Лежит возле колоды: горе! – сдыхать, видно, собрался, место в урмане подыскал сухое и, телом тощим в мох вжимаясь, предсмертные напутствия инстинкта или какого там незримого собачьего наставника, наверное, слушает – очень уж на то похоже было.

Не узнал меня сначала – зарычал едва-едва, еле ощерившись, враждебно. После, разнюхав или вспомнив, под ноги ко мне под скрёбся и заскулил – в елях ветер верховой гулял как раз тем часом, так из-за шума этого и вовсе уж – чуть слышно. Сердце моё зашлось от сочувствия.

Смотреть было не на что: скелет да шкура – кости из неё вытряхнул, и шей себе шапку, – в чём только дух-то ещё теплился.

Домой, вместо грибов, доставил на загорбке, под сени положил, чтобы никто его, несчастного, там не тревожил.

Через месяц оклемался мало-мало, стал на солнышке погреться выползать в ограду.

Выберется, бывало, морду на лапы бессильно опустит и заплачет потихонечку, роняя слёзы крупные в мураву. Смотришь на него, как на старика, сердце разрывается. Ну а как?

Все, кто тогда жил у нас во дворе одновременно с Буской и не лень кому, конечно, было, всякий по-своему, его старались притеснить.

Корова разве – только та не трогала, и то когда рогами было не достать. А попади он под рога ей, и боднула бы. Рога-то есть, как не боднуть?

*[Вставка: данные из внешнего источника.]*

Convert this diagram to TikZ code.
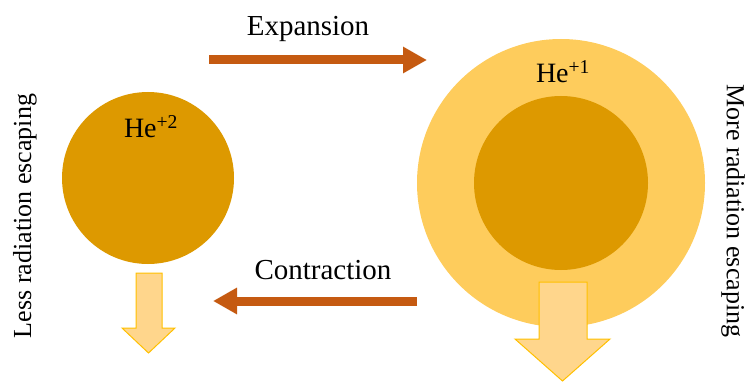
\documentclass[tikz,border=0pt]{standalone}
\usepackage{fontspec}
\setmainfont{Liberation Serif}
\usetikzlibrary{arrows.meta}

\definecolor{ionDark}{RGB}{221,153,0}
\definecolor{ionLight}{RGB}{254,204,92}
\definecolor{flowArrow}{RGB}{197,90,17}
\definecolor{rayFill}{RGB}{255,214,140}
\definecolor{rayEdge}{RGB}{255,192,0}

\tikzset{
  ion/.style={circle, inner sep=0pt, minimum size=#1},
  lbl/.style={inner sep=0pt, font=\fontsize{29}{32}\selectfont},
  flow/.style={draw=flowArrow, line width=9pt, -{Triangle[length=24pt,width=25pt]}},
  ray/.style={fill=rayFill, draw=rayEdge, line width=1pt, line join=miter}
}

\begin{document}
\begin{tikzpicture}[x=1pt,y=1pt]
    \useasboundingbox (0,0) rectangle (747,381);

    % Ionen
    \node[ion=172pt, fill=ionDark] (heII) at (148,203) {};
    \node[ion=288pt, fill=ionLight] (heIouter) at (561,198) {};
    \node[ion=174pt, fill=ionDark] (heIinner) at (561,198) {};
    \node[lbl, font=\fontsize{28}{32}\selectfont] (heIIlbl) at (151,254) {He\textsuperscript{+2}};
    \node[lbl, font=\fontsize{28}{32}\selectfont] (heIlbl) at (563,309) {He\textsuperscript{+1}};

    % Strahlungspfeile
    \filldraw[ray] (136,108) -- (162,108) -- (162,53) -- (175,53) -- (148.5,28)
        -- (122,53) -- (136,53) -- cycle;
    \filldraw[ray] (539,99) -- (587,99) -- (587,42) -- (610,42) -- (562.5,0)
        -- (515,42) -- (539,42) -- cycle;

    % Expansion / Kontraktion
    \coordinate (expA) at (209,321);
    \coordinate (expB) at (427,321);
    \coordinate (conA) at (417,80);
    \coordinate (conB) at (213,80);
    \draw[flow] (expA) -- (expB);
    \draw[flow] (conA) -- (conB);
    \node[lbl] (explbl) at (308,352) {Expansion};
    \node[lbl] (conlbl) at (323,111) {Contraction};

    % Seitentexte
    \node[lbl, font=\fontsize{26}{30}\selectfont, rotate=90] (less) at (25,165) {Less radiation escaping};
    \node[lbl, font=\fontsize{26}{30}\selectfont, rotate=-90] (more) at (733,170) {More radiation escaping};
\end{tikzpicture}
\end{document}
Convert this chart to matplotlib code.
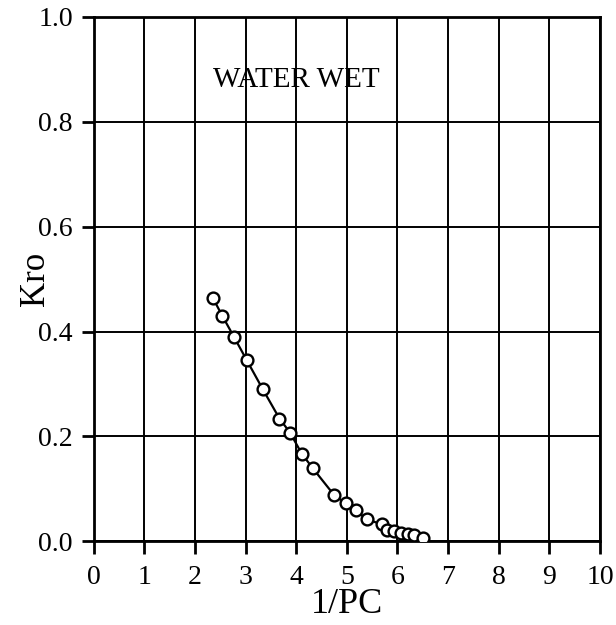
import matplotlib
matplotlib.use('Agg')
import matplotlib.pyplot as plt

plt.rcParams['font.family'] = ['Liberation Serif', 'DejaVu Serif']

inv_pc = [2.36, 2.54, 2.77, 3.02, 3.34, 3.67, 3.88, 4.11, 4.33, 4.75, 4.98,
          5.18, 5.39, 5.70, 5.80, 5.94, 6.07, 6.20, 6.33, 6.50]
kro = [0.463, 0.430, 0.390, 0.346, 0.290, 0.234, 0.207, 0.167, 0.139, 0.088,
       0.072, 0.059, 0.042, 0.032, 0.022, 0.019, 0.016, 0.013, 0.011, 0.006]

x_ticks = list(range(0, 11))
y_ticks = [0.0, 0.2, 0.4, 0.6, 0.8, 1.0]

fig = plt.figure(figsize=(6.16, 6.25), dpi=100)
ax = fig.add_axes([0.152, 0.134, 0.822, 0.839])

ax.plot(inv_pc, kro, color='black', linewidth=1.6, marker='o', markersize=8.5,
        markerfacecolor='white', markeredgecolor='black', markeredgewidth=1.7,
        zorder=3)

ax.set_xlim(0, 10)
ax.set_ylim(0, 1)
ax.set_xticks(x_ticks)
ax.set_yticks(y_ticks)
ax.set_yticklabels([f'{v:.1f}' for v in y_ticks])
ax.grid(True, color='black', linewidth=1.4)
ax.set_axisbelow(True)
for s in ax.spines.values():
    s.set_linewidth(2)
ax.tick_params(direction='out', length=9, width=2, labelsize=20, pad=6)
ax.tick_params(axis='x', pad=8)

ax.set_xlabel('1/PC', fontsize=26, labelpad=-1)
ax.set_ylabel('Kro', fontsize=25, labelpad=-10)
ax.text(4.0, 0.88, 'WATER WET', fontsize=21, ha='center', va='center')

fig.savefig('out.png', dpi=100)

Петух – воинственный на редкость вывелся, нам-то и то проходу не давал, атаковал без разбору всё, что трепыхалось поблизости или мимо него двигалось, овце соседской так и глаз шпорой высадил, после чего сразу и в суп попал, едва успев заматереть, но про него не тут, мельком, а впору было бы отдельно рассказать, может, Бог даст, когда-нибудь расскажется, – запрыгнет тот, бывало, Буске на загривок и ну его, бедолагу, по темени крушить, как дятел – шишку. Порешить не порешил, но плешь с пятак на макушке-таки выдолбил.

Баран нет-нет да и припрёт его – и ни с того и ни с сего вроде – к заплоту и держит так, пока кто палкой его не отгонит. Ему-то, не болевшему ничем, пожалуй, кроме похоти, хоть бы что, и сутки бы, наверное, подперши этак, простоял, а у Буски и глаза на лоб уже готовы выскочить. Или разгонится, дурной, и с ног сшибёт не ожидающего от него такой грубости пса. То ли в башке его что под рогами клинило, то ли после основного дела сила лишняя ещё оставалась – не знал, куда её потратить, то ли какое родоплеменное зло выплескивал, паршивец, на собаку, по болезни безответную, так на ней отыгрывался. Может.

Свинья от миски хамски отпихнёт и всё за него, будто вечно голодного, слопает, если ей кто-нибудь не помешает. Миску – и ту зубами всю изжулькает, не металлическая бы, и раскрошила. А то и вот ещё что вытворит: когда пёс, всеми обижаемый, в тенёчке под навесом, улучив минуту мирную, задремлет, она его подцепит своим «лемехом» да и подкинет. Проснётся Буска, ошалелый, в воздухе, тут и любой бы ошалел, на землю шлёпнется уж как придётся и шарахнется прочь бестолково, налетая, словно незрячий, на пустые вёдра, на сани натыкаясь ли или на что другое, что может встретиться в ограде деревенского двора. А свинья – та тут же и займёт его обжитую лежанку, прежде взрыхлив её ещё «сохой» своей под свою тушу, защищённую грязевым панцирем; лежит после, от мух ушами отмахиваясь, хрюкает себе, бессовестная, сладострастно. Свинья, одним словом.